Drop every picture. Then return, exactly, the lines from the beginning of the listing below through the one containing "import pandas as pd".

□ □ □ □

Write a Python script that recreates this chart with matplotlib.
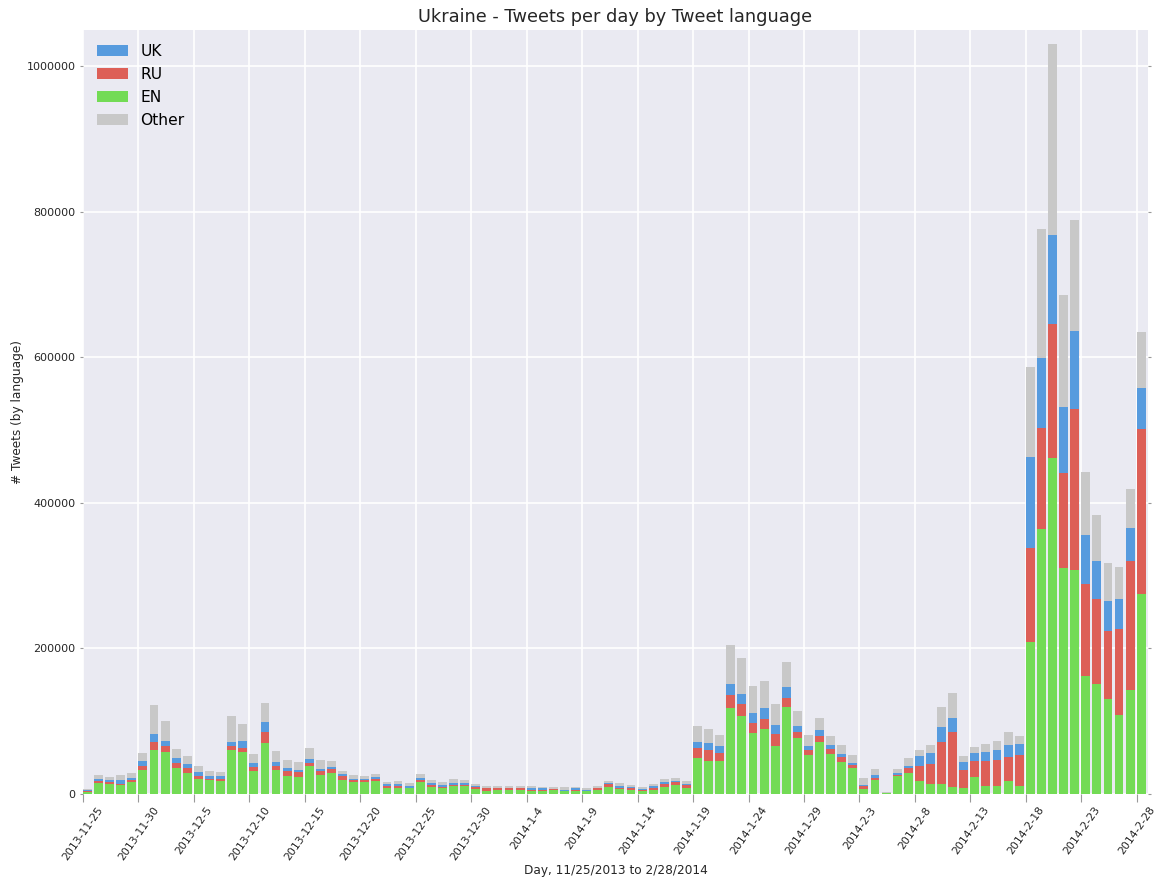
"""
Ukraine tweets per day, stacked by tweet language (EN / RU / UK / Other).
Values read off the reference chart, in thousands of tweets per day.
"""

import matplotlib

matplotlib.use("Agg")
import matplotlib.pyplot as plt
import numpy as np
import pandas as pd

# one entry per day, 2013-11-25 .. 2014-02-28 (96 days)
days = pd.date_range("2013-11-25", "2014-02-28", freq="D")

en_k = [
    2.3, 15.0, 13.8, 12.4, 16.5, 33.0, 60.6, 57.9, 35.8, 28.9,
    21.0, 18.3, 17.9, 60.6, 57.9, 31.7, 70.2, 33.0, 24.8, 23.4,
    38.6, 26.2, 28.9, 19.3, 16.5, 16.5, 17.9, 8.3, 8.3, 7.3,
    16.5, 9.6, 8.3, 11.0, 11.0, 6.9, 4.1, 5.5, 5.5, 5.5,
    4.1, 4.1, 5.5, 4.1, 4.1, 4.1, 5.5, 9.6, 6.9, 5.5,
    4.1, 5.5, 9.6, 12.4, 8.3, 49.6, 45.5, 45.5, 117.4, 107.4,
    84.0, 89.5, 66.1, 119.8, 77.1, 53.7, 71.6, 55.1, 44.0, 35.8,
    6.9, 19.3, 1.4, 24.8, 28.9, 17.9, 13.8, 13.8, 9.6, 8.3,
    23.4, 11.0, 11.0, 17.9, 11.0, 208.0, 363.6, 461.4, 309.9, 307.2,
    162.5, 151.5, 130.9, 108.8, 143.2, 274.1,
]
ru_k = [
    2.2, 2.9, 2.7, 0.9, 2.8, 5.6, 11.0, 7.1, 7.2, 6.0,
    3.3, 2.7, 2.8, 5.5, 5.5, 5.5, 14.2, 5.6, 6.9, 6.0,
    4.4, 5.5, 5.5, 4.5, 2.8, 2.8, 2.8, 2.7, 2.7, 1.0,
    2.8, 2.8, 1.3, 1.4, 1.4, 2.7, 3.2, 1.8, 2.8, 1.8,
    1.4, 1.4, 1.4, 0.2, 1.4, 0.2, 1.8, 3.3, 1.4, 2.8,
    1.4, 2.8, 4.2, 4.1, 4.1, 12.8, 15.1, 11.0, 19.0, 16.6,
    13.8, 13.8, 16.5, 12.4, 8.3, 5.9, 8.3, 6.9, 7.0, 4.1,
    4.1, 2.7, 0.0, 1.4, 6.9, 20.7, 27.5, 57.8, 74.8, 24.7,
    22.1, 34.5, 35.8, 33.1, 42.7, 129.9, 139.1, 184.6, 130.9, 221.7,
    125.8, 115.7, 92.2, 117.1, 176.4, 227.3,
]
uk_k = [
    0.3, 2.8, 1.8, 6.0, 2.7, 6.9, 11.0, 8.0, 6.6, 6.4,
    6.0, 3.8, 4.1, 5.5, 9.6, 5.5, 14.8, 5.4, 4.1, 3.6,
    5.2, 2.7, 2.8, 2.8, 1.4, 1.4, 2.6, 1.9, 1.9, 2.7,
    2.7, 2.8, 2.8, 2.8, 2.8, 1.4, 1.0, 1.0, 0.0, 1.0,
    2.8, 1.8, 0.3, 1.2, 1.8, 1.2, 1.0, 2.1, 2.7, 1.3,
    1.4, 2.7, 2.7, 1.4, 1.4, 9.2, 9.6, 9.6, 15.1, 13.7,
    13.8, 15.2, 12.4, 15.2, 8.3, 6.5, 8.3, 5.5, 4.1, 2.8,
    0.5, 4.2, 0.0, 2.7, 2.8, 13.7, 15.2, 20.7, 20.3, 11.0,
    11.0, 12.4, 13.8, 16.5, 15.2, 124.9, 96.6, 122.6, 90.9, 107.5,
    67.1, 52.4, 41.4, 41.3, 45.4, 56.4,
]
other_k = [
    2.1, 5.3, 5.1, 6.7, 6.9, 11.0, 40.0, 27.5, 12.4, 11.0,
    8.3, 6.9, 5.5, 35.8, 23.4, 12.4, 26.1, 15.2, 11.0, 11.0,
    15.2, 12.4, 8.3, 5.4, 5.3, 4.1, 4.1, 3.6, 5.0, 4.2,
    5.5, 4.1, 4.1, 5.5, 4.1, 2.8, 2.7, 2.7, 2.7, 2.7,
    2.7, 2.3, 2.4, 4.1, 2.3, 2.8, 2.7, 2.9, 4.2, 2.8,
    2.7, 2.8, 4.2, 4.1, 4.1, 22.1, 19.3, 15.2, 53.7, 49.6,
    37.2, 37.1, 29.0, 34.4, 20.6, 15.2, 16.5, 12.4, 12.4, 11.0,
    10.5, 8.2, 1.4, 5.5, 11.0, 8.3, 11.0, 27.5, 34.4, 8.3,
    8.2, 11.0, 12.4, 17.9, 11.0, 124.0, 177.6, 261.7, 154.3, 152.8,
    86.7, 63.3, 52.3, 44.1, 53.7, 77.2,
]

COLORS = {
    "UK": "#579BDE",
    "RU": "#DD5F57",
    "EN": "#73DB55",
    "Other": "#C8C8C8",
}


def main():
    en = np.array(en_k) * 1000
    ru = np.array(ru_k) * 1000
    uk = np.array(uk_k) * 1000
    other = np.array(other_k) * 1000

    plt.rcParams["font.family"] = "DejaVu Sans"
    fig = plt.figure(figsize=(11.63, 8.81), dpi=100)
    ax = fig.add_axes([0.0714, 0.099, 0.9156, 0.867])
    ax.set_facecolor("#EAEAF2")
    for s in ax.spines.values():
        s.set_visible(False)
    ax.grid(True, color="white", linewidth=1.2)
    ax.set_axisbelow(True)

    x = np.arange(len(days))
    w = 0.8
    b_en = ax.bar(x, en, w, align="edge", color=COLORS["EN"], linewidth=0)
    b_ru = ax.bar(x, ru, w, bottom=en, align="edge", color=COLORS["RU"], linewidth=0)
    b_uk = ax.bar(x, uk, w, bottom=en + ru, align="edge", color=COLORS["UK"], linewidth=0)
    b_ot = ax.bar(x, other, w, bottom=en + ru + uk, align="edge",
                  color=COLORS["Other"], linewidth=0)

    ticks = x[::5]
    ax.set_xticks(ticks)
    ax.set_xticklabels([f"{d.year}-{d.month}-{d.day}" for d in days[::5]],
                       rotation=55, ha="center", fontsize=7.8, color="#262626")
    ax.set_xlim(0, 96)
    ax.set_ylim(0, 1050000)
    ax.set_yticks(np.arange(0, 1000001, 200000))
    ax.ticklabel_format(style="plain", axis="y")
    ax.tick_params(axis="y", labelsize=8, length=2, color="#999999", right=True,
                   labelcolor="#262626")
    ax.tick_params(axis="x", length=6, color="#999999", pad=2)

    ax.set_title("Ukraine - Tweets per day by Tweet language", fontsize=12.8,
                 color="#262626")
    ax.set_xlabel("Day, 11/25/2013 to 2/28/2014", fontsize=8.7, labelpad=1,
                  color="#262626")
    ax.set_ylabel("# Tweets (by language)", fontsize=8.7, color="#262626",
                  labelpad=2)

    ax.legend([b_uk, b_ru, b_en, b_ot], ["UK", "RU", "EN", "Other"],
              loc="upper left", frameon=False, fontsize=11.2,
              handlelength=2.0, labelspacing=0.52, borderaxespad=0.5)

    fig.savefig("out.png", dpi=100)


if __name__ == "__main__":
    main()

□ □ □ □

## Correct result
Write a Python script that recreates this chart with matplotlib.
"""
Ukraine tweets per day, stacked by tweet language (EN / RU / UK / Other).
Values read off the reference chart, in thousands of tweets per day.
"""

import matplotlib

matplotlib.use("Agg")
import matplotlib.pyplot as plt
import numpy as np
import pandas as pd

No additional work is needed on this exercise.